Stablecoins Drive 43% of Crypto Transactions in Sub-Saharan Africa
Stablecoins are emerging as a crucial financial infrastructure, particularly in emerging markets where they serve as indispensable tools for economic participation. Unlike the WestWEST--, where the discourse on stablecoins is often limited to compliance and innovation, these digital assets are being used extensively in regions like Latin America, Africa, and Southeast Asia for remittances, cross-border trade, on-chain yield, and enterprise-grade payments. In Venezuela, for instance, stablecoins account for nearly half of crypto transactions under $10,000, reflecting their role in mitigating the effects of hyperinflation and currency collapse. Similarly, in Sub-Saharan Africa, stablecoins represent up to 43% of total crypto transaction volume, addressing widespread currency devaluation and the demand for USD-pegged stability. In Vietnam, where a significant portion of the population lacks banking access, stablecoins help alleviate the cost burden of high remittance fees, providing a reliable financial instrument for SMEs and gig workers.

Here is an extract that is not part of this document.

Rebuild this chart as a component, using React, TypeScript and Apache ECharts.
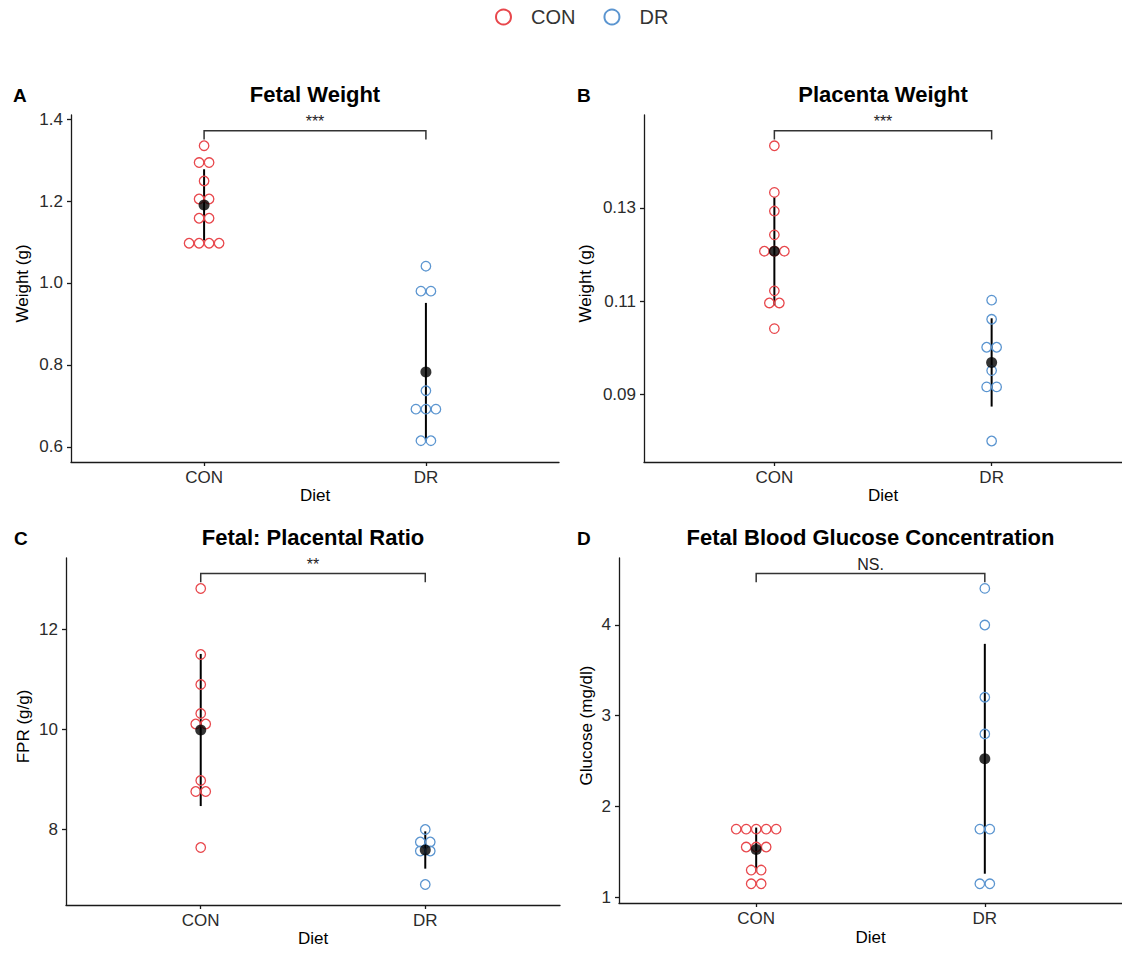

These examples underscore the importance of emerging markets as real-world stress tests for the next chapter of global finance. They are hotspots for investors seeking growth where traditional systems fall short. For the next generation of digital-native workers, entrepreneurs, and small businesses, stablecoins offer fast, resilient, and stable borderless financial tools. These tools enable millions to hedge against volatile environments, from freelancers in Southeast Asia receiving instant payments to merchants in Africa reducing FX exposure. This emerging "generation dollar" is building its own parallel economy via alternative payment rails and digital currencies, highlighting the real-world challenges experienced by those in underserved regions.

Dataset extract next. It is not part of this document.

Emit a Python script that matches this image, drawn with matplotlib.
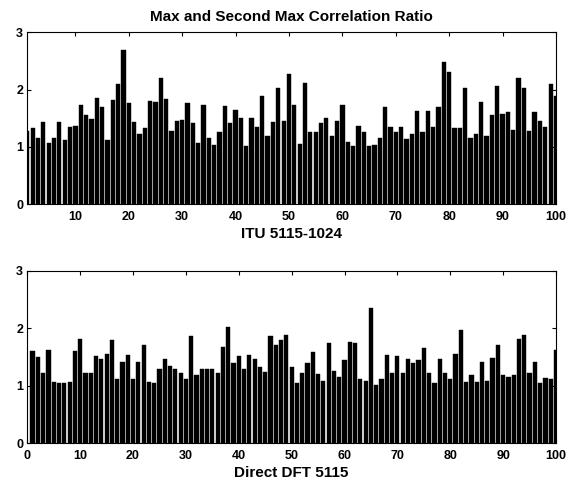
import numpy as np
import matplotlib.pyplot as plt

plt.rcParams['font.family'] = ['Liberation Sans', 'DejaVu Sans']
plt.rcParams['font.weight'] = 'bold'

# ratio values, bars 1..100
itu_ratio = [
    1.28, 1.32, 1.16, 1.43, 1.07, 1.15, 1.43, 1.11, 1.34, 1.37,
    1.73, 1.55, 1.49, 1.86, 1.69, 1.11, 1.82, 2.09, 2.69, 1.77,
    1.43, 1.22, 1.32, 1.80, 1.79, 2.20, 1.83, 1.27, 1.45, 1.47,
    1.77, 1.41, 1.07, 1.73, 1.15, 1.03, 1.25, 1.71, 1.41, 1.65,
    1.51, 1.01, 1.50, 1.34, 1.88, 1.19, 1.43, 2.02, 1.45, 2.28,
    1.73, 1.05, 2.11, 1.26, 1.26, 1.41, 1.51, 1.18, 1.45, 1.73,
    1.09, 1.01, 1.37, 1.25, 1.01, 1.03, 1.16, 1.69, 1.35, 1.25,
    1.35, 1.13, 1.23, 1.62, 1.25, 1.62, 1.35, 1.69, 2.48, 2.30,
    1.33, 1.33, 2.02, 1.15, 1.23, 1.79, 1.19, 1.56, 2.07, 1.57,
    1.61, 1.30, 2.21, 2.02, 1.27, 1.61, 1.45, 1.35, 2.09, 1.88,
]
dft_ratio = [
    1.60, 1.50, 1.22, 1.62, 1.07, 1.04, 1.05, 1.07, 1.60, 1.82,
    1.22, 1.22, 1.52, 1.46, 1.56, 1.80, 1.12, 1.41, 1.53, 1.11,
    1.41, 1.71, 1.07, 1.05, 1.30, 1.46, 1.34, 1.30, 1.23, 1.11,
    1.87, 1.18, 1.29, 1.29, 1.30, 1.22, 1.67, 2.02, 1.39, 1.51,
    1.29, 1.53, 1.47, 1.33, 1.24, 1.87, 1.71, 1.80, 1.89, 1.33,
    1.05, 1.22, 1.39, 1.58, 1.20, 1.09, 1.74, 1.26, 1.16, 1.44,
    1.76, 1.74, 1.11, 1.09, 2.35, 1.01, 1.12, 1.53, 1.22, 1.51,
    1.22, 1.46, 1.39, 1.44, 1.65, 1.22, 1.04, 1.46, 1.22, 1.12,
    1.55, 1.97, 1.07, 1.18, 1.07, 1.42, 1.09, 1.48, 1.71, 1.18,
    1.16, 1.18, 1.81, 1.89, 1.23, 1.42, 1.04, 1.14, 1.11, 1.62,
]
top_ticks = [10, 20, 30, 40, 50, 60, 70, 80, 90, 100]
bottom_ticks = [0, 10, 20, 30, 40, 50, 60, 70, 80, 90, 100]
y_ticks = [0, 1, 2, 3]

idx = np.arange(1, 101)

fig = plt.figure(figsize=(5.74, 4.83), dpi=100)
ax1 = fig.add_axes([0.0476, 0.5776, 0.921, 0.3555])
ax2 = fig.add_axes([0.0476, 0.0822, 0.921, 0.3573])


def style(ax, xticks, xlim):
    ax.set_xlim(*xlim)
    ax.set_ylim(0, 3)
    ax.set_xticks(xticks)
    ax.set_yticks(y_ticks)
    ax.tick_params(direction='in', top=True, right=True, length=3,
                   width=0.8, labelsize=9, pad=3)
    ax.tick_params(axis='x', pad=5)
    for s in ax.spines.values():
        s.set_linewidth(0.8)
    for lab in ax.get_xticklabels() + ax.get_yticklabels():
        lab.set_fontweight('bold')


ax1.bar(idx, itu_ratio, width=0.8, color='black', edgecolor='black', linewidth=0.3)
style(ax1, top_ticks, (1, 100))
ax1.set_title('Max and Second Max Correlation Ratio', fontsize=11,
              fontweight='bold', pad=8)
ax1.set_xlabel('ITU 5115-1024', fontsize=11, fontweight='bold', labelpad=3)

ax2.bar(idx, dft_ratio, width=0.8, color='black', edgecolor='black', linewidth=0.3)
style(ax2, bottom_ticks, (0, 100))
ax2.set_xlabel('Direct DFT 5115', fontsize=11, fontweight='bold', labelpad=3)

fig.savefig('out.png', dpi=100)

As decentralized finance (DeFi) becomes more embedded in everyday financial flows, the future of finance will be built into digital mobile wallets rather than traditional banks. This wallet-native model is reshaping access in some of the world’s most underserved regions, returning financial control to individuals and small businesses. Tools like PayFi help bridge the gap between on-chain yields and real-world spending, enabling users to hold dollar-denominated assets providing 5–8% yield, instant settlement, and borderless payments. Such tools become important micro-financial systems in countries like Morocco and Vietnam, where the majority of the population remains unbanked. With mobile-first interoperable infrastructure that merges yield, liquidity, and utility in a single interface, stablecoins offer a level of financial agility that traditional systems cannot match, reducing cross-border fees from 6.65% globally to near-zero.

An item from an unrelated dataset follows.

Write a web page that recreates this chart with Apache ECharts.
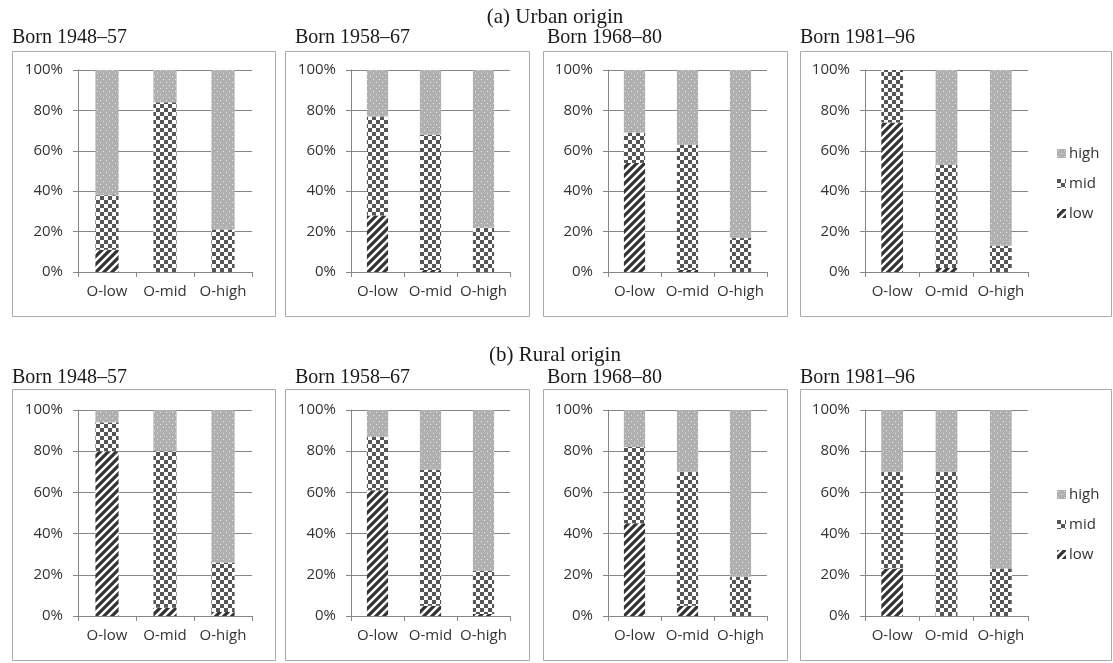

As stablecoins, yield protocols, and DeFi rails converge in the palm of the hand, the next chapter of global finance will be downloaded. This shift is democratizing financial power, with emerging markets leading the next chapter of financial innovation. The convergence of need and ingenuity in the Global South is creating a living laboratory for scalable, durable, and inclusive financial innovation. For investors in the space, realizing web3’s full potential now depends on bridging the ideological and structural divide between East and West. This requires investment not just in technology, but in geography, where capital in wallet infrastructure, stablecoin rails, and programmable yield protocols that are locally attuned and globally interoperable can build a truly inclusive financial system, one that scales both innovation and impact.